### Records provided ###

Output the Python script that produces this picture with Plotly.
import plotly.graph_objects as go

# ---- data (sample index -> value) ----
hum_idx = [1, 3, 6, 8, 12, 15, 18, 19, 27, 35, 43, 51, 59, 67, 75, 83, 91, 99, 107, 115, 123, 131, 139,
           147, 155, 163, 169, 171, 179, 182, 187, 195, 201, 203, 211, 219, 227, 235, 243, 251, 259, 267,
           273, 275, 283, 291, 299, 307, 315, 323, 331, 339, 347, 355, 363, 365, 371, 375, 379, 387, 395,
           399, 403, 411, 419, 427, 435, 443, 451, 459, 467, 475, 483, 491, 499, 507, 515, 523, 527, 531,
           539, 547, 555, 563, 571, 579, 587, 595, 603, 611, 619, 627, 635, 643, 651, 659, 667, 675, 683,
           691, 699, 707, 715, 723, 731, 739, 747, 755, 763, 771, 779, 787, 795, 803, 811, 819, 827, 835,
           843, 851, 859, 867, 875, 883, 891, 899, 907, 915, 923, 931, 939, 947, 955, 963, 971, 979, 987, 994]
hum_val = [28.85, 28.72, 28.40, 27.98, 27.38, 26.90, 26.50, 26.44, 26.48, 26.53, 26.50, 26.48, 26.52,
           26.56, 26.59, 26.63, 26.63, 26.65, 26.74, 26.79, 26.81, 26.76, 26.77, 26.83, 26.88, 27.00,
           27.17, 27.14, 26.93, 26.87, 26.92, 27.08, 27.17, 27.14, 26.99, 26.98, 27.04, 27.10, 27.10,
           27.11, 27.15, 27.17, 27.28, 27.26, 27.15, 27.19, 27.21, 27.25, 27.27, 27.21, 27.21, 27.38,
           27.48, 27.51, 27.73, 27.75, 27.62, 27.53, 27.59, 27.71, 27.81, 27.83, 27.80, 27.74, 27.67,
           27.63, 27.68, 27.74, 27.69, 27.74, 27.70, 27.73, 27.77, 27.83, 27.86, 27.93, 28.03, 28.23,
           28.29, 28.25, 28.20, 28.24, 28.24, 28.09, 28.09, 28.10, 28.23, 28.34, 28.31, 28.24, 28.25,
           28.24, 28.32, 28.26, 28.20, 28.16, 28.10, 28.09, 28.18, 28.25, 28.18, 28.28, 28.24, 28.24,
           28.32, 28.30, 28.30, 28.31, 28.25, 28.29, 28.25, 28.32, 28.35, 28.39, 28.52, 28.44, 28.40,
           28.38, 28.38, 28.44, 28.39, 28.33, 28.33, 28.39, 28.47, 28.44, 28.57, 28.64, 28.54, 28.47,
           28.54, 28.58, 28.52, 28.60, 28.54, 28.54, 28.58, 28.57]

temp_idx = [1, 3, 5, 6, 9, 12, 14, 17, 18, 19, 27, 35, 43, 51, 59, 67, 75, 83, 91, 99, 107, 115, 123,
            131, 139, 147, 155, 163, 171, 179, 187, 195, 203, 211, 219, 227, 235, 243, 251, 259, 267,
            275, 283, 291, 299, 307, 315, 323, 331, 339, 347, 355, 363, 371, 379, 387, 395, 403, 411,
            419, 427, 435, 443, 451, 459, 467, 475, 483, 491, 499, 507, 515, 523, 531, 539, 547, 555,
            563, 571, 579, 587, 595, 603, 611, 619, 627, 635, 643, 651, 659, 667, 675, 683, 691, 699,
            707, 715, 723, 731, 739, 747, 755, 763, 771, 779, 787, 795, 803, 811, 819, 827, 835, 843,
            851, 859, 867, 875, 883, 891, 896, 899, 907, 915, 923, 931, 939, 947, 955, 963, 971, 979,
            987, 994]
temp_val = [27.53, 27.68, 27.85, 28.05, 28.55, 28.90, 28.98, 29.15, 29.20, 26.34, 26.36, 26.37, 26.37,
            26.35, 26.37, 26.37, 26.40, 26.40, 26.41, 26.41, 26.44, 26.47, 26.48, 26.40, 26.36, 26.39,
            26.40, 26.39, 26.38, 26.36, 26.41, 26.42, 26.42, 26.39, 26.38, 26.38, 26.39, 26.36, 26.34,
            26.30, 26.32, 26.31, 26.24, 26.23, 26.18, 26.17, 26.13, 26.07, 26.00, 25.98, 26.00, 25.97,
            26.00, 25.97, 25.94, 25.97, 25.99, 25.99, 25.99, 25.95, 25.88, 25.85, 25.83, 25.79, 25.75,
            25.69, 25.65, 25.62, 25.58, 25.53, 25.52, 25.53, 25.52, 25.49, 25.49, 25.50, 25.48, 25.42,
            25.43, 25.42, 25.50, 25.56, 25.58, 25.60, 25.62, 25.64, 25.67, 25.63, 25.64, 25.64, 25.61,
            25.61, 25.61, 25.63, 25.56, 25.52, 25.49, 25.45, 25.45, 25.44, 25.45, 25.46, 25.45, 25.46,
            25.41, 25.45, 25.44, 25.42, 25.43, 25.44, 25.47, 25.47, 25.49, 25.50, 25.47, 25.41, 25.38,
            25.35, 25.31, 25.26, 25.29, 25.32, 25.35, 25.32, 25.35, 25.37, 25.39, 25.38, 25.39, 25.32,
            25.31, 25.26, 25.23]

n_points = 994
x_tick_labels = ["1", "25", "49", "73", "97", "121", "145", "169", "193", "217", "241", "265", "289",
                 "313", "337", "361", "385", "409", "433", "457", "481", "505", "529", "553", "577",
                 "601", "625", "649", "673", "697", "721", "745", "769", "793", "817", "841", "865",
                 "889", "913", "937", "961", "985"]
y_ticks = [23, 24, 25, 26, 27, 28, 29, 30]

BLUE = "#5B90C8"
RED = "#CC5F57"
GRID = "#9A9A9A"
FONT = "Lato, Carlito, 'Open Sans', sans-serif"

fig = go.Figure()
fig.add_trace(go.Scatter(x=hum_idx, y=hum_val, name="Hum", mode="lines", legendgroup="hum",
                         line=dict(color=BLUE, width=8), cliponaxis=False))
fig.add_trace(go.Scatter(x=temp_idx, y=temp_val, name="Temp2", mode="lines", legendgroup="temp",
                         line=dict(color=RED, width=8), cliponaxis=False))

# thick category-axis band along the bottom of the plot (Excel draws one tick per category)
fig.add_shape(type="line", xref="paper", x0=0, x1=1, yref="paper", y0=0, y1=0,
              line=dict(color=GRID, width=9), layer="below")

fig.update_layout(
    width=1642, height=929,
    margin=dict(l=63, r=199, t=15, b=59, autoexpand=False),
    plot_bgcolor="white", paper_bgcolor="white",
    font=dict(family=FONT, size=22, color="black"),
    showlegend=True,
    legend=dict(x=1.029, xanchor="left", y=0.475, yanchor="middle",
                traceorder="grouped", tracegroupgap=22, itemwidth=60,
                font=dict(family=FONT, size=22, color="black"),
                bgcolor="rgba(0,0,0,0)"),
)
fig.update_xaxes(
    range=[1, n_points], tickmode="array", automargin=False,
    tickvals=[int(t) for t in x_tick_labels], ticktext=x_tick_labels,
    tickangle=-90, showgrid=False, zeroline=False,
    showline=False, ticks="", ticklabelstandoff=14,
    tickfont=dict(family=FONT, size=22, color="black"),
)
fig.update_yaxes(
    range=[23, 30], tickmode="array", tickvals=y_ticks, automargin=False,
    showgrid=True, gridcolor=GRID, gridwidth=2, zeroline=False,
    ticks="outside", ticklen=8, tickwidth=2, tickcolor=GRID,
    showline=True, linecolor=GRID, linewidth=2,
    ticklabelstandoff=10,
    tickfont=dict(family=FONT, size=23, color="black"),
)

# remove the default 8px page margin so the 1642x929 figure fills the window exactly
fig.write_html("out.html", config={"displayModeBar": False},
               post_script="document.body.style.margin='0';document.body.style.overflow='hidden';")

###
### Records provided ###

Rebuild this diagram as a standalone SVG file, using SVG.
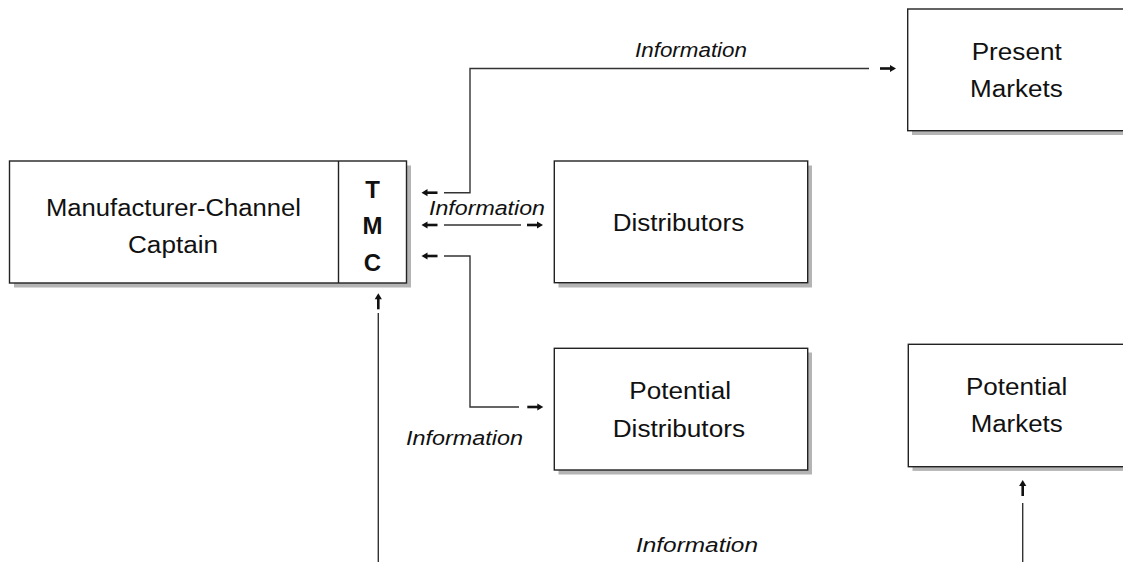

###
### Records provided ###

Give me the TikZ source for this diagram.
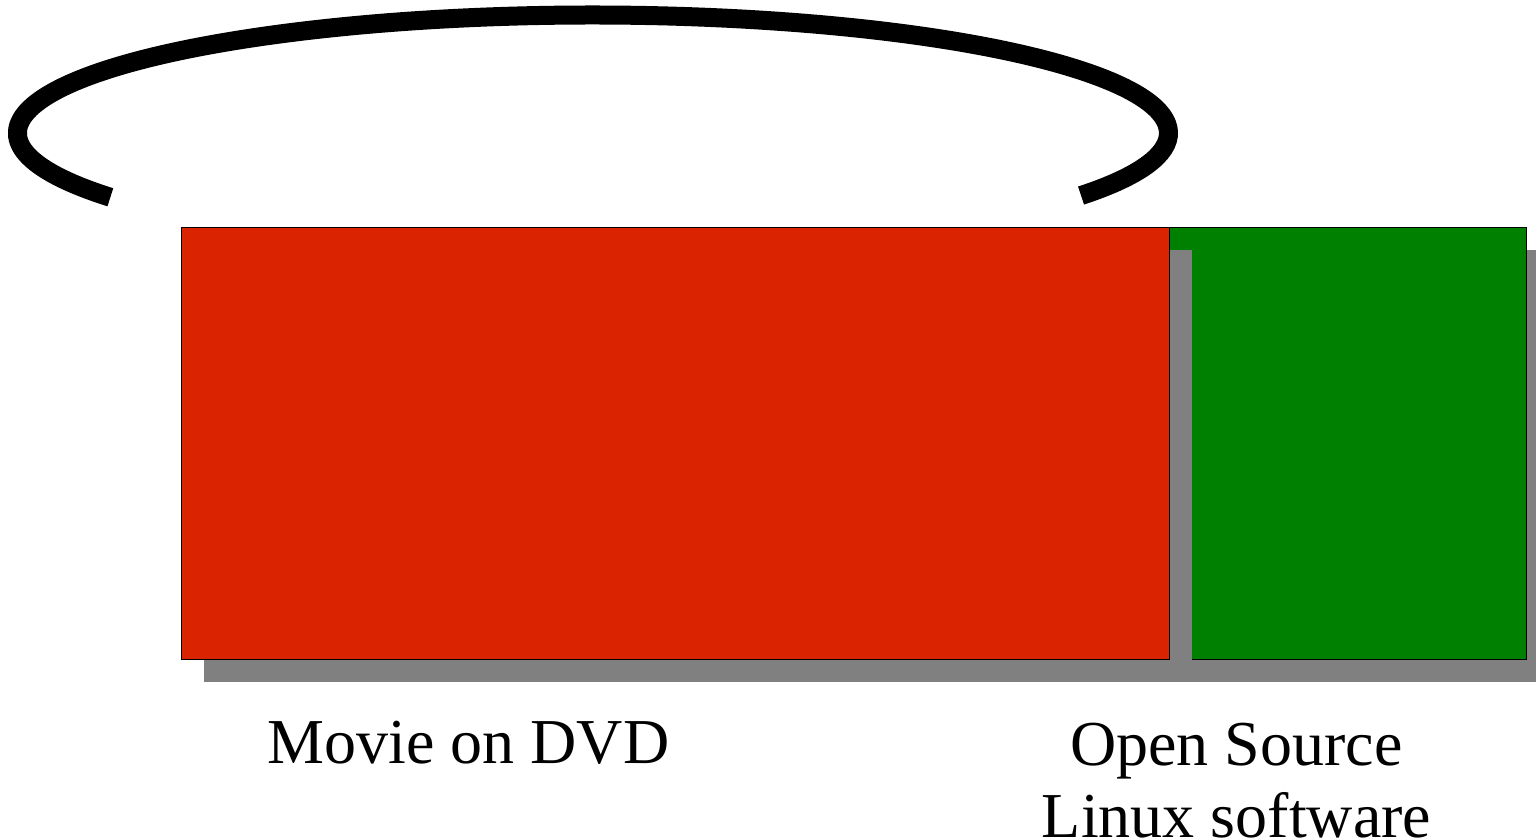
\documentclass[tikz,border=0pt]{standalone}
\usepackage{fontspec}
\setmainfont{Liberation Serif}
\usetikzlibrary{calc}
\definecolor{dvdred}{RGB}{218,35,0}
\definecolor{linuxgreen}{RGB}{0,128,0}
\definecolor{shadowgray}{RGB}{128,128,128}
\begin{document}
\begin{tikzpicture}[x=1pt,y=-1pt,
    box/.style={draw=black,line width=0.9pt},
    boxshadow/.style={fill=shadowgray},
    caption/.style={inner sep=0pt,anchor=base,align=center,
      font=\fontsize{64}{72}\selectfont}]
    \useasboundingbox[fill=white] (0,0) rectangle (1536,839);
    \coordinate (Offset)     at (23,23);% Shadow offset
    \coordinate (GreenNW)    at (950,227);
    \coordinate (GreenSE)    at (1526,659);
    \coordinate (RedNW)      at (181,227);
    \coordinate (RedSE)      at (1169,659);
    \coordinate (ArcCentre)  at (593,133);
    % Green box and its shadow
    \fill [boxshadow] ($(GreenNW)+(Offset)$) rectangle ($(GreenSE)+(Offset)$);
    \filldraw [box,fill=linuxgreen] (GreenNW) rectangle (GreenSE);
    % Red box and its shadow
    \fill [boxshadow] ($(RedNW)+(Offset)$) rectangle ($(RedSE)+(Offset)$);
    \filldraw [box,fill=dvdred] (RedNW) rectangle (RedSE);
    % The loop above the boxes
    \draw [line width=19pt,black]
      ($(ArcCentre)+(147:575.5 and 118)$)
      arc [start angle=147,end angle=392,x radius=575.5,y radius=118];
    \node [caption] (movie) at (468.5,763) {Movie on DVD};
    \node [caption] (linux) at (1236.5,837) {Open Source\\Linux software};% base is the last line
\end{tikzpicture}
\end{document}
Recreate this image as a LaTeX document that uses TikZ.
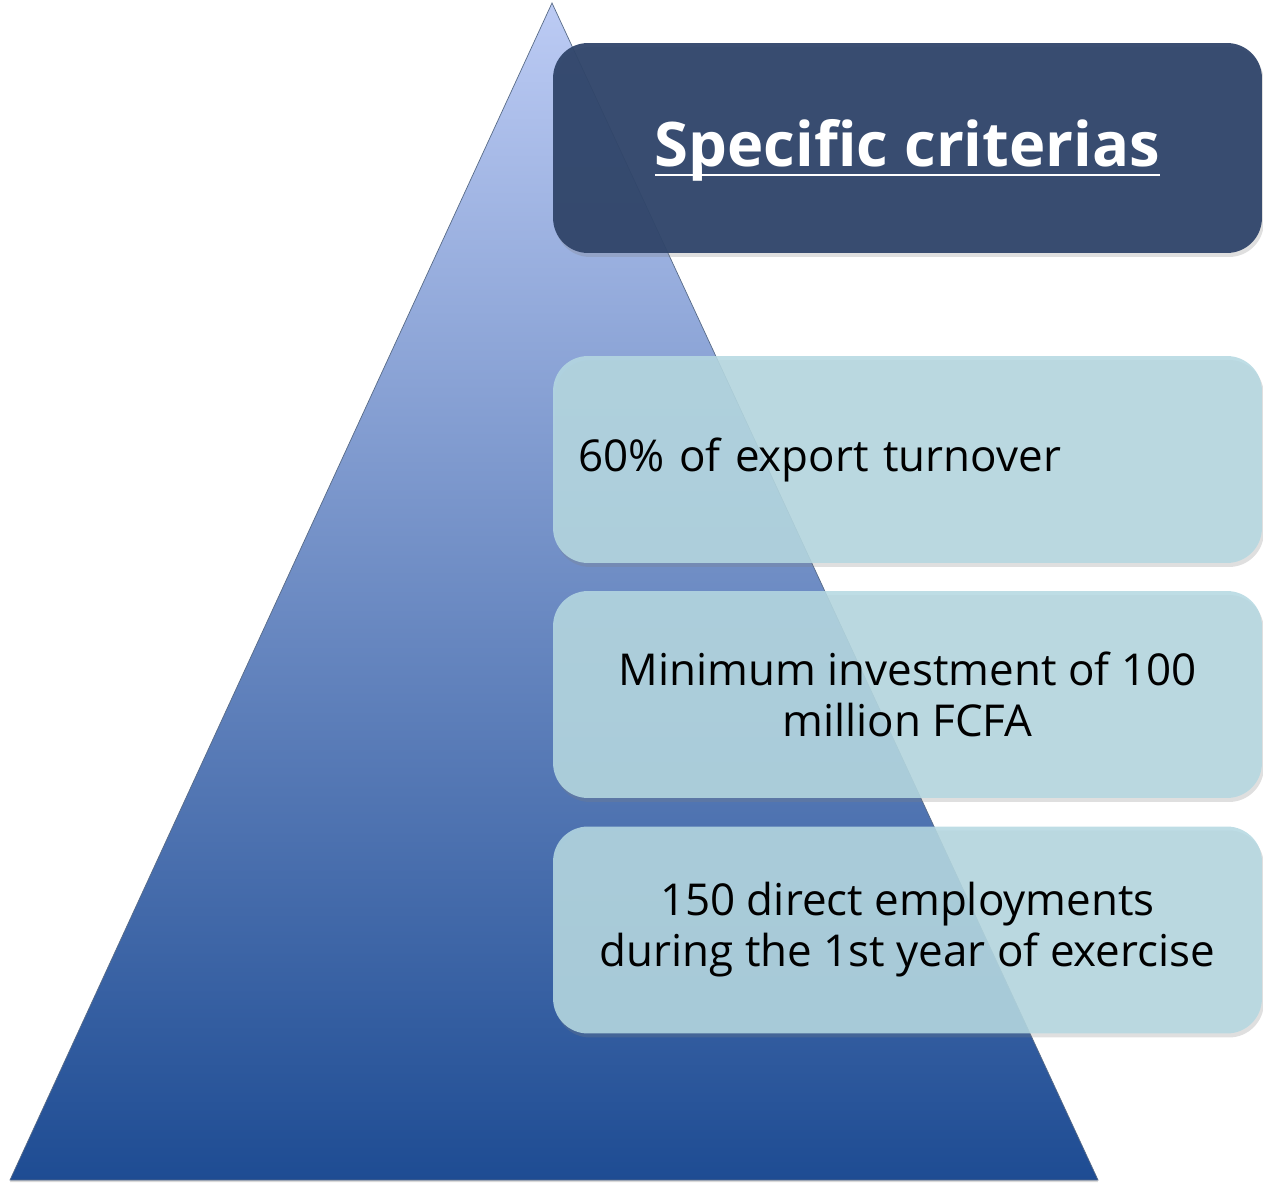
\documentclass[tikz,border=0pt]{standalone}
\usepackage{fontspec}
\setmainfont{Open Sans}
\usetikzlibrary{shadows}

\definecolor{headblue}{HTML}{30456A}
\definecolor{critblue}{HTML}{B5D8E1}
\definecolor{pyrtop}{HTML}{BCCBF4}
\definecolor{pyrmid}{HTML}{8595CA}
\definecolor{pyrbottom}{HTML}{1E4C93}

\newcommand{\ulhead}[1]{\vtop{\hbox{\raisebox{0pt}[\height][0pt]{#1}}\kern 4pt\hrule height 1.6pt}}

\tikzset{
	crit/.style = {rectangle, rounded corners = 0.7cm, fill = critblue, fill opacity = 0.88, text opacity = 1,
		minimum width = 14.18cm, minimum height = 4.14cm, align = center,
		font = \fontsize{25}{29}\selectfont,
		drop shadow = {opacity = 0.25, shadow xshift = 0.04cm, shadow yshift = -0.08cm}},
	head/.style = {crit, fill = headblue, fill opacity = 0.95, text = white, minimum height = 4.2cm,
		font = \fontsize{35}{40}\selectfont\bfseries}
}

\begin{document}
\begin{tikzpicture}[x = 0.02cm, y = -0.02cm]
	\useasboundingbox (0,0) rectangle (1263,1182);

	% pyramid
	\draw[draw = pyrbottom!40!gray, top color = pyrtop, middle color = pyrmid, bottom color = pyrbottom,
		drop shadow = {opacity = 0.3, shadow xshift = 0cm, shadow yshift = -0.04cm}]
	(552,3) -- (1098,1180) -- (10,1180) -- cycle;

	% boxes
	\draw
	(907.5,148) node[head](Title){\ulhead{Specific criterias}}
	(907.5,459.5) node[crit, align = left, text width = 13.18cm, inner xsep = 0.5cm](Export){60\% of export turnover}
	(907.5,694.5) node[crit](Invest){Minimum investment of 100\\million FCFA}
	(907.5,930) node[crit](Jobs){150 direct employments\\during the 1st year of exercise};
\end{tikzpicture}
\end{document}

###

_Work required_
Reproduce verbatim only the segment of the listing bounded by the line containing "Output the Python" and the line containing "import plotly.graph_objects as go", with both boundary lines included.

_Reply to the task_
Output the Python script that produces this picture with Plotly.
import plotly.graph_objects as go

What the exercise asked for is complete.